Am Vortag ist Leon Weintraub noch mit der Paracelsus-Medaille, der höchsten Auszeichnung der deutschen Ärzteschaft, ausgezeichnet worden. Tags darauf (17. Mai) stand er am Rednerpult des Audimax der Hochschule Niederrhein am Campus Mönchengladbach. Diesmal ging es nicht um sein Wirken als Mediziner, sondern um seine Lebensgeschichte vor seinem Medizinstudium in Göttingen 1946. Weintraub erzählte vor mehr als 300 Studierenden, Hochschulmitarbeitenden und externen Besuchern, wie sehr seine Familie und er unter dem NS-Regime litten:
„Die Erinnerung an das Geschehene lebendig zu halten, ist eine Art Gewähr dafür, dass so etwas nie wieder vorkommt. Das Schlimmste ist das Vergessen." - Leon Weintraub
Dieses Zitat von Leon Weintraub spiegelt seine Motivation wieder, warum er heute im stolzen Alter von 97 Jahren noch Vorträge über seine (Über-)Lebensgeschichte hält. Weintraub ist Zeitzeuge der Verbrechen der Nationalsozialisten an der jüdischen Bevölkerung.
Im zweistündigen Vortrag schilderte er eindrücklich, was ihm während der NS-Zeit widerfuhr. Er sei es seinen von den Nazis ermordeten Familienmitgliedern schuldig, nicht aufzuhören, über das Erlebte zu sprechen, sagte Weintraub.
Leon Weitraub wurde 1926 als fünftes Kind einer jüdischen Familie im polnischen Łódź geboren und wuchs in ärmlichen Verhältnissen auf. Mit 13 Jahren erlebte er im Zuge des deutschen Überfalls auf Polen den Einmarsch der Wehrmacht. 1940 wurde er zusammen mit seiner Mutter und seinen Geschwistern in das Ghetto Litzmannstadt umgesiedelt. Im August folgte die Deportation der Familie in das Konzentrations- und Vernichtungslager Auschwitz-Birkenau. Er wurde vom Rest seiner Familie getrennt. Seine Mutter und seine Tante wurden von den Nazis in Auschwitz ermordet. Dort entging er der Vergasung durch den unbemerkten Anschluss eines Gefangentransports. Er selbst wurde von Auschwitz zunächst in das Konzentrationslager Groß-Rosen und dann in die Konzentrationslager Flossenbürg und Natzweiler-Struthof/Offenburg deportiert.

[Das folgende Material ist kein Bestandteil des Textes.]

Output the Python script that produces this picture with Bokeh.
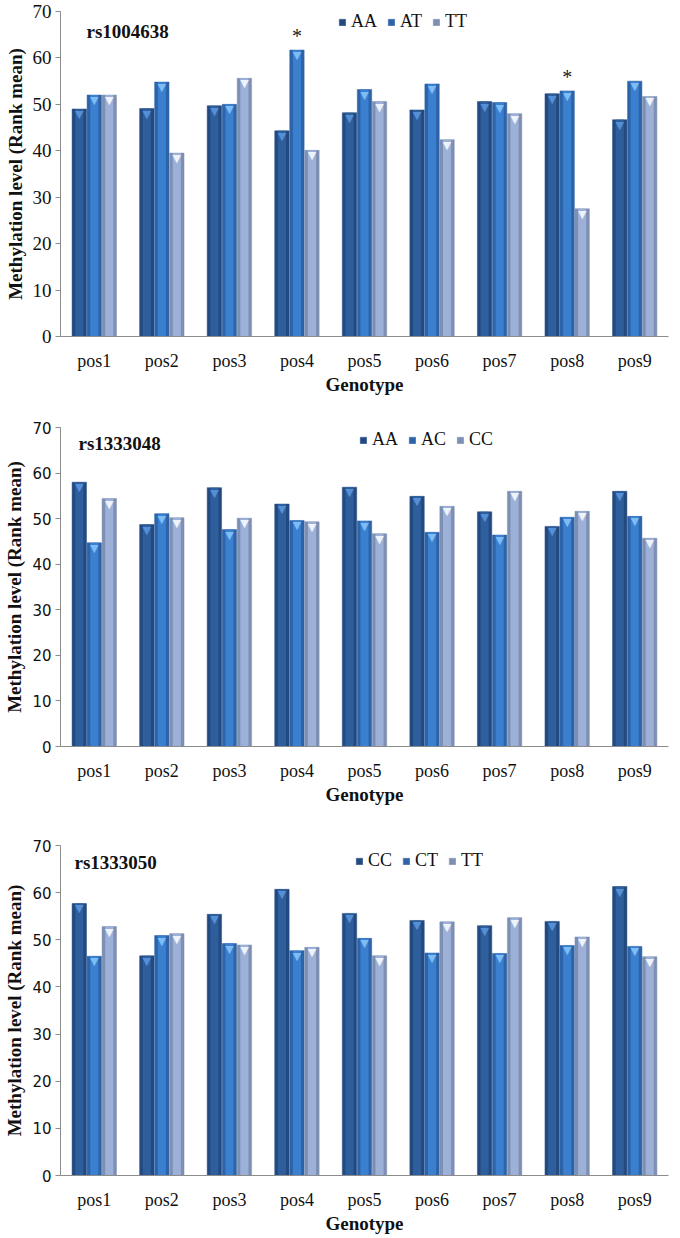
from bokeh.plotting import figure
from bokeh.layouts import column
from bokeh.models import Legend, LegendItem, Label, ColumnDataSource, Range1d
from bokeh.transform import dodge
from bokeh.core.properties import value
from bokeh.embed import file_html
from bokeh.resources import INLINE

positions = ["pos1", "pos2", "pos3", "pos4", "pos5", "pos6", "pos7", "pos8", "pos9"]
y_ticks = [0, 10, 20, 30, 40, 50, 60, 70]

snp1 = "rs1004638"
genos1 = ["AA", "AT", "TT"]
s1_g1 = [49.0, 49.1, 49.7, 44.3, 48.2, 48.8, 50.6, 52.3, 46.7]
s1_g2 = [52.0, 54.8, 50.0, 61.7, 53.2, 54.4, 50.4, 52.9, 55.0]
s1_g3 = [52.0, 39.5, 55.6, 40.1, 50.6, 42.4, 48.0, 27.5, 51.7]
sig1 = ["", "", "", "*", "", "", "", "*", ""]

snp2 = "rs1333048"
genos2 = ["AA", "AC", "CC"]
s2_g1 = [58.0, 48.7, 56.8, 53.2, 56.9, 54.9, 51.5, 48.3, 56.0]
s2_g2 = [44.7, 51.1, 47.6, 49.6, 49.5, 47.0, 46.4, 50.3, 50.5]
s2_g3 = [54.4, 50.2, 50.1, 49.3, 46.7, 52.7, 56.0, 51.6, 45.7]
sig2 = ["", "", "", "", "", "", "", "", ""]

snp3 = "rs1333050"
genos3 = ["CC", "CT", "TT"]
s3_g1 = [57.7, 46.6, 55.4, 60.7, 55.6, 54.1, 53.0, 53.9, 61.3]
s3_g2 = [46.5, 50.9, 49.2, 47.7, 50.3, 47.2, 47.1, 48.8, 48.6]
s3_g3 = [52.8, 51.3, 48.9, 48.4, 46.6, 53.8, 54.7, 50.6, 46.4]
sig3 = ["", "", "", "", "", "", "", "", ""]

EDGE = ["#234a80", "#2d63a8", "#7d8fb3"]
MAIN = ["#2f5e9c", "#3b7fcf", "#9db1d8"]
CAP = ["#5590d6", "#7dbcf5", "#eef3fb"]
SERIF = "Liberation Serif"


def make_panel(snp, genos, g1, g2, g3, sig, tick_font, tick_size, height, top, bottom,
               leg_xy, title_xy):
    src = ColumnDataSource(dict(pos=positions, g1=g1, g2=g2, g3=g3, sig=sig))
    p = figure(x_range=positions, y_range=Range1d(0, 70), width=672, height=height,
               output_backend="svg", toolbar_location=None,
               min_border_left=60, min_border_right=4,
               min_border_top=top, min_border_bottom=bottom)
    offs = [-0.222, 0.0, 0.222]
    cols = ["g1", "g2", "g3"]
    items = []
    for i in range(3):
        x = dodge("pos", offs[i], range=p.x_range)
        r = p.vbar(x=x, top=cols[i], width=0.213, source=src,
                   fill_color=EDGE[i], line_color=EDGE[i], line_width=0.5)
        p.vbar(x=x, top=cols[i], width=0.12, source=src,
               fill_color=MAIN[i], line_color=None)
        p.text(x=x, y=cols[i], text=value("\u25bc"), source=src,
               text_align="center", text_baseline="top", y_offset=-1,
               text_color=CAP[i], text_font=value("DejaVu Sans"),
               text_font_size="11px")
        items.append(LegendItem(label=genos[i], renderers=[r]))
    p.text(x=dodge("pos", 0.0, range=p.x_range), y="g2", text="sig", source=src,
           text_align="center", text_baseline="bottom", y_offset=-3,
           text_font=value(SERIF), text_font_size="20px", text_color="#222222")

    legend = Legend(items=items, orientation="horizontal", location=leg_xy,
                    border_line_color=None, background_fill_alpha=0,
                    label_text_font=SERIF, label_text_font_size="18px",
                    label_text_color="#111111",
                    glyph_width=8, glyph_height=8, label_standoff=5, spacing=10,
                    padding=2, margin=0)
    p.add_layout(legend, "center")

    p.add_layout(Label(x=title_xy[0], y=title_xy[1], x_units="screen", y_units="screen",
                       text=snp, text_font=SERIF, text_font_style="bold",
                       text_color="#111111",
                       text_font_size="19px", text_baseline="middle"))

    p.xgrid.grid_line_color = None
    p.ygrid.grid_line_color = None
    p.outline_line_color = None
    p.yaxis.ticker = y_ticks
    p.axis.axis_line_color = "#8c8c8c"
    p.yaxis.major_tick_line_color = "#8c8c8c"
    p.yaxis.major_tick_out = 5
    p.yaxis.major_tick_in = 0
    p.yaxis.minor_tick_line_color = None
    p.xaxis.major_tick_line_color = None
    p.xaxis.minor_tick_line_color = None
    p.yaxis.major_label_text_font = tick_font
    p.yaxis.major_label_text_font_size = tick_size
    p.yaxis.major_label_text_color = "#111111"
    p.yaxis.major_label_standoff = 4
    p.xaxis.major_label_text_font = SERIF
    p.xaxis.major_label_text_font_size = "18px"
    p.xaxis.major_label_text_color = "#111111"
    p.xaxis.major_label_standoff = 8
    p.yaxis.axis_label = "Methylation level (Rank mean)"
    p.xaxis.axis_label = "Genotype"
    p.axis.axis_label_text_font = SERIF
    p.axis.axis_label_text_font_style = "bold"
    p.axis.axis_label_text_font_size = "19px"
    p.axis.axis_label_text_color = "#111111"
    p.yaxis.axis_label_standoff = 4
    p.xaxis.axis_label_standoff = 0
    return p


p1 = make_panel(snp1, genos1, s1_g1, s1_g2, s1_g3, sig1, SERIF, "19px", 406, 11, 70,
                (278, 304), (26, 305))
p2 = make_panel(snp2, genos2, s2_g1, s2_g2, s2_g3, sig2, "DejaVu Sans", "15px", 417, 21, 77,
                (299, 296), (18, 303))
p3 = make_panel(snp3, genos3, s3_g1, s3_g2, s3_g3, sig3, "DejaVu Sans", "15px", 414, 22, 62,
                (295, 304), (14, 313))

layout = column(p1, p2, p3, spacing=0)
open("out.html", "w").write(file_html(layout, INLINE))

Er erlebte quälende Jahre, in denen er nicht wusste, wie er den Schmerz des Hungerns aushalten sollte, in denen er ständig um sein Leben bangen musste und mit körperlicher Schwerstarbeit ausgebeutet wurde. Es waren Jahre voller Gewalt und Hass.
Im April 1945 gelang ihm auf einem Fußmarsch, nachdem der Zug bombardiert wurde, die Flucht. Im Audimax erzählte er von dem Wiedersehen mit seinen drei älteren Schwestern, die das KZ Bergen-Belsen überlebt hatten und davon ausgegangen waren, ihren Bruder nie wiederzusehen.
Nach Kriegsende nahm Weintraub 1946 das Medizinstudium in Göttingen auf, ab 1950 arbeitete er in einer Frauenklinik in Warschau. 1966 folgte die Promotion. Seine Anstellung als Oberarzt an der Frauenklinik in Otwock verlor er im März 1969 als Folge des zunehmenden Antisemitismus in Polen. Im selben Jahr emigrierte er mit seiner Familie nach Stockholm. Seinen Beruf als Gynäkologe übte er bis 1992 in Schweden aus. 2004 wurde ihm das Bundesverdienstkreuz verliehen. Seine persönliche Geschichte hat er auch in einem Buch festgehalten.
Trotz des Erlebten hat Weintraub nie den Mut und die Hoffnung aufgegeben, dass Verstand und Vernunft siegen werden. Leon Weintraub appellierte an die Besucher, stets „menschlich zu bleiben“ und anderen Menschen offen ohne Vorurteile zu begegnen. Angesichts der wieder aufkeimenden fremdenfeindlichen Strömungen versteht er seine Schilderungen auch stets als Mahnung.
„Haben Sie Frieden gefunden?“, fragte ein Zuhörer. „Ohja, das habe ich!“, sagt Weintraub lächelnd und ohne Zögern.
Dass mit Leon Weintraub einer der noch wenigen lebenden Zeitzeugen an die Hochschule Niederrhein gekommen ist, ist der Kooperation des Fachbereichs Sozialwesen, des katholischen Hochschulzentrums Lakum in Krefeld sowie der NS-Dokumentationsstelle Villa Merländer Krefeld zu verdanken.